The Cheyenne Indians were a nation of people that lived in the Great Plains. They are composed of two tribes, the Tsitsistas and the Sotaeo’s. Cheyenne means “little cree” and it is a derivative of a Sioux word.
Prior to the invasion by the whites, the Cheyenne Indians were allies with the Lakota and the Arapaho. The Cheyenne Indians were comprised of ten separate bands and were located from South Dakota to the Black Hills of Colorado. During the middle of the 19th century the Cheyenne Indians began to split apart. There were bands that chose to stay in Colorado, while other bands chose to remain in South Dakota.
The Cheyenne Indians were victims of the Indian Wars. The Sand Creek Massacre and the Battle of Washita River saw numerous Cheyenne deaths. It was after these two battles that the peace loving Cheyenne turned hostile. Area tribes united and mounted a strong offense (some 10,000 strong) to the whites. The Cheyenne Indians were participants in the Battle of the Little Bighorn and along with the Lakota killed George Armstrong Custer and his army of soldiers. The killing of Custer triggered more vicious attacks against the Cheyenne Indians.
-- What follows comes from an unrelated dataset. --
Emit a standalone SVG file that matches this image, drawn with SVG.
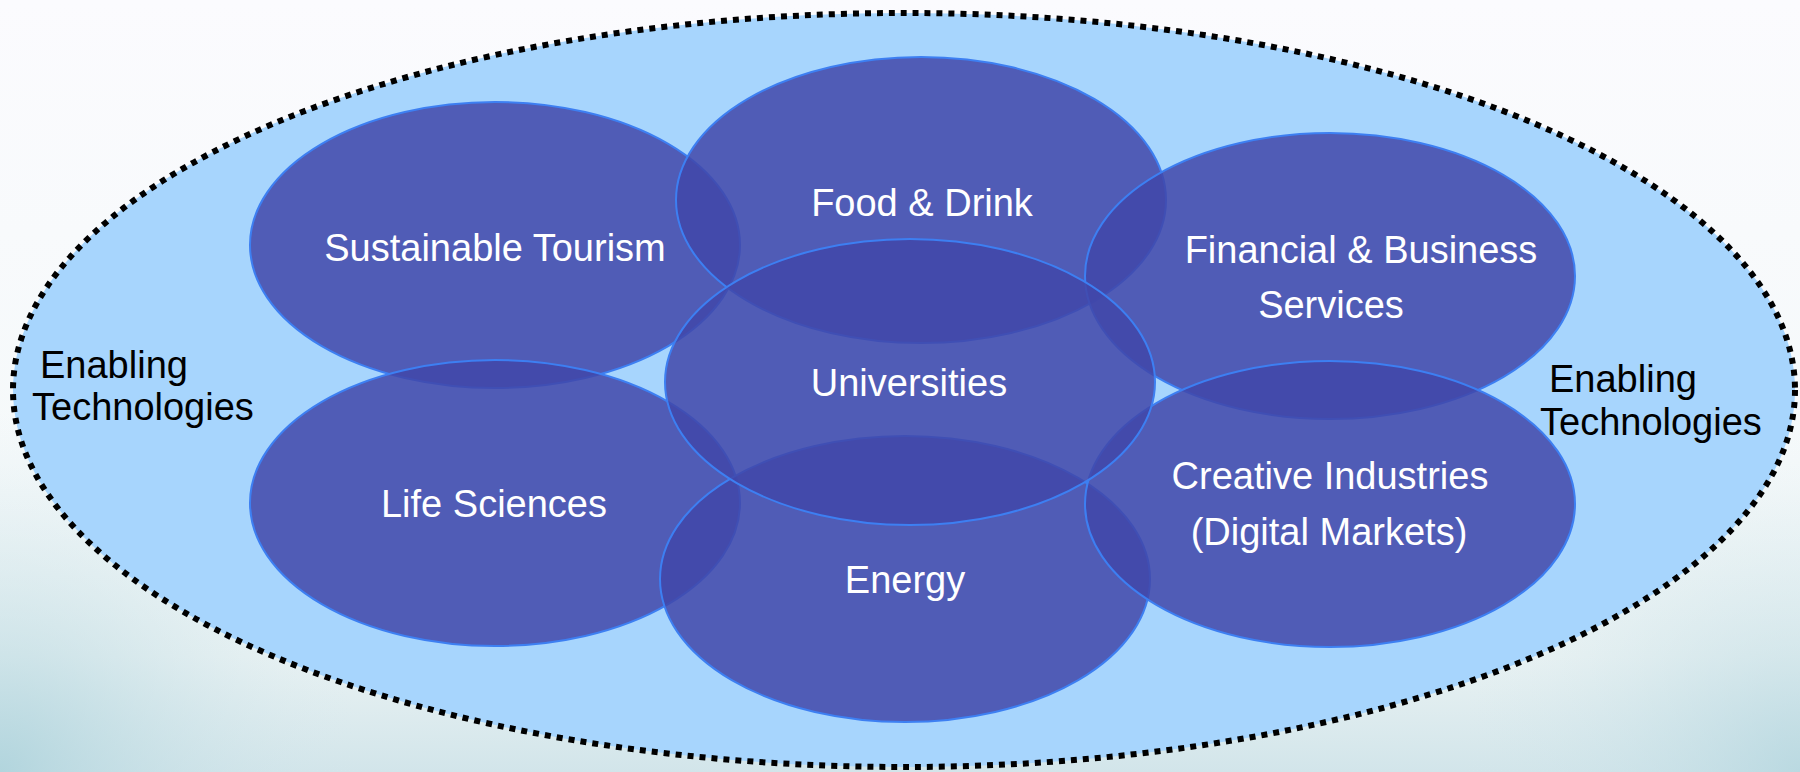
<svg xmlns="http://www.w3.org/2000/svg" width="1800" height="772" viewBox="0 0 1800 772">
<defs>
<linearGradient id="bg" x1="0" y1="0" x2="0" y2="1">
<stop offset="0" stop-color="#fbfbfe"/>
<stop offset="0.6" stop-color="#f5f9fa"/>
<stop offset="0.85" stop-color="#e9f2f3"/>
<stop offset="1" stop-color="#d2e5ea"/>
</linearGradient>
<radialGradient id="bl" cx="0" cy="772" r="360" gradientUnits="userSpaceOnUse">
<stop offset="0" stop-color="#acd2db" stop-opacity="0.85"/>
<stop offset="1" stop-color="#d8e9ee" stop-opacity="0"/>
</radialGradient>
<radialGradient id="br" cx="1800" cy="772" r="340" gradientUnits="userSpaceOnUse">
<stop offset="0" stop-color="#b2d5de" stop-opacity="0.75"/>
<stop offset="1" stop-color="#d8e9ee" stop-opacity="0"/>
</radialGradient>
</defs>
<style>
.node ellipse{fill:#4147a9;fill-opacity:0.85;stroke:#3d7ff2;stroke-width:2}
.lbl{font-family:"Liberation Sans",Arial,sans-serif;font-size:38px;fill:#ffffff;text-anchor:middle}
.side{font-family:"Liberation Sans",Arial,sans-serif;font-size:38px;fill:#000000}
</style>
<rect width="1800" height="772" fill="url(#bg)"/>
<rect width="1800" height="772" fill="url(#bl)"/>
<rect width="1800" height="772" fill="url(#br)"/>
<g id="outer">
<ellipse cx="904" cy="390" rx="891" ry="377" fill="#a7d5fd" stroke="#000" stroke-width="6" stroke-dasharray="6 6"/>
<text class="side" x="40" y="378">Enabling</text>
<text class="side" x="32" y="420">Technologies</text>
<text class="side" x="1549" y="392">Enabling</text>
<text class="side" x="1540" y="435">Technologies</text>
</g>
<g id="sustainable-tourism" class="node">
<ellipse cx="495" cy="245" rx="245" ry="143"/>
<text class="lbl" x="495" y="261">Sustainable Tourism</text>
</g>
<g id="food-drink" class="node">
<ellipse cx="921" cy="200" rx="245" ry="143"/>
<text class="lbl" x="922" y="216">Food &amp; Drink</text>
</g>
<g id="financial-business" class="node">
<ellipse cx="1330" cy="276" rx="245" ry="143"/>
<text class="lbl" x="1361" y="263">Financial &amp; Business</text>
<text class="lbl" x="1331" y="318">Services</text>
</g>
<g id="life-sciences" class="node">
<ellipse cx="495" cy="503" rx="245" ry="143"/>
<text class="lbl" x="494" y="517">Life Sciences</text>
</g>
<g id="energy" class="node">
<ellipse cx="905" cy="579" rx="245" ry="143"/>
<text class="lbl" x="905" y="593">Energy</text>
</g>
<g id="creative-industries" class="node">
<ellipse cx="1330" cy="504" rx="245" ry="143"/>
<text class="lbl" x="1330" y="489">Creative Industries</text>
<text class="lbl" x="1329" y="545">(Digital Markets)</text>
</g>
<g id="universities" class="node">
<ellipse cx="910" cy="382" rx="245" ry="143"/>
<text class="lbl" x="909" y="396">Universities</text>
</g>
<g id="connectors"/>
</svg>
Cheyenne Indians were soon captured and put into “Indian Territory.” The conditions were terrible and many Cheyenne died. Two men, Chief Little Wolf and Chief Morning Star gathered up 353 Cheyenne and left Indian Territory. The Army sent 13,000 men to capture the runaways. It is estimated that only 50 Cheyenne survived the exodus.
The Cheyenne were among the last American Indian nations to be captured and subdued. Today, the Northern Cheyenne live on their own reservation in Montana. The Southern Cheyenne live in central Oklahoma. The Cheyenne Indians have been able to maintain their language, religion and culture.